Calling the interest rate rise “inevitable,” she said it was a necessary step in the normalization of monetary policy.
But the typical depositor may see little if any benefit from higher rates, having already gained nil on trillions of yen in deposits during the long years of near-zero rates.
“Banks are boasting of raising interest on deposits by 100 times . . . but that’s only raising rates from 0.001 percent to 0.1 percent,” Ogiwara said. “If you deposit 1 million yen, it will only pay 1,000 yen a year in interest.”
There are some time-deposit accounts promising annual interest rates of 3 percent to 5 percent, but there is often a catch, Ogiwara said.
In many cases, the higher rates apply only for the first few months. Depositors are meanwhile required to keep their money in the account for an extended period, or have to purchase financial products from the bank — on which they earn fees.
While interest rates are still low and banks look to boost revenue from ATM fees and commissions on investment trusts and other products, Ogiwara said there are few attractive, low-risk investment options for the average saver other than government bonds.
Gambling hard-earned money on stocks is a no-no, especially at a time of global uncertainty amid rising oil prices and political crises in the Middle East, Ogiwara said.
She advises people instead to avoid borrowing and to speed up payment of their mortgages and other loans because banks are raising the cost of debt for consumers.
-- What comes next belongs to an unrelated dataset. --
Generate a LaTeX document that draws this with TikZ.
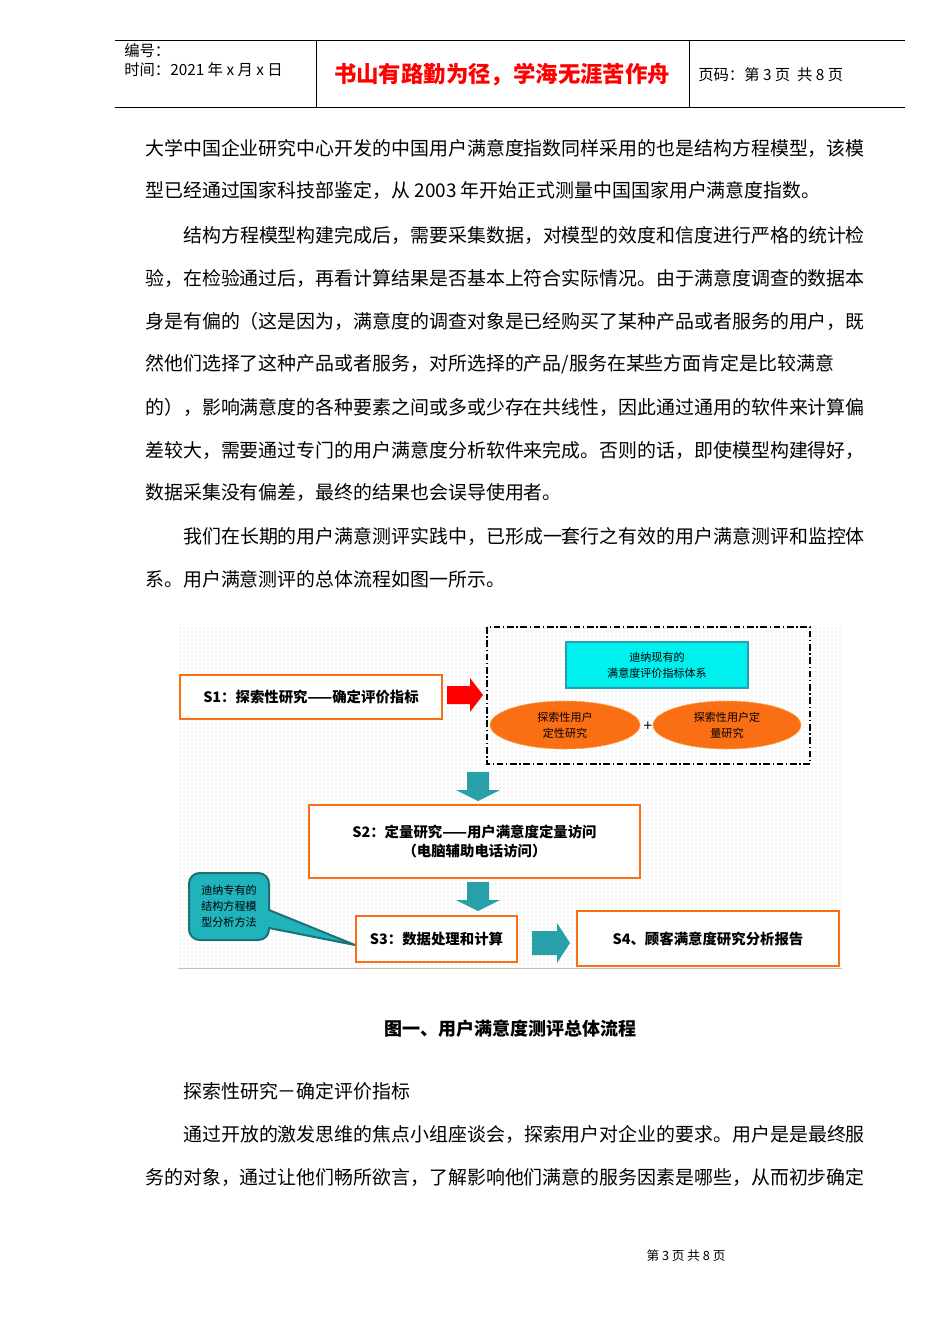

With a 35-year, 30 million yen mortgage, for example, an increase in interest rates from 2.5 percent to 3 percent translates to 3.5 million yen in additional interest charges, Ogiwara said.
“On the other hand, if you pay off 1 million yen (of your mortgage) right away, for example, you can cut your long-term interest charges by 2 million yen (over the period of the loan). There’s no other investment that is so attractive,” Ogiwara said.
“The same goes for purchasing goods. Don’t borrow money, and buy things with cash,” she said, pointing out that borrowing costs are still far higher than most people can earn from investment.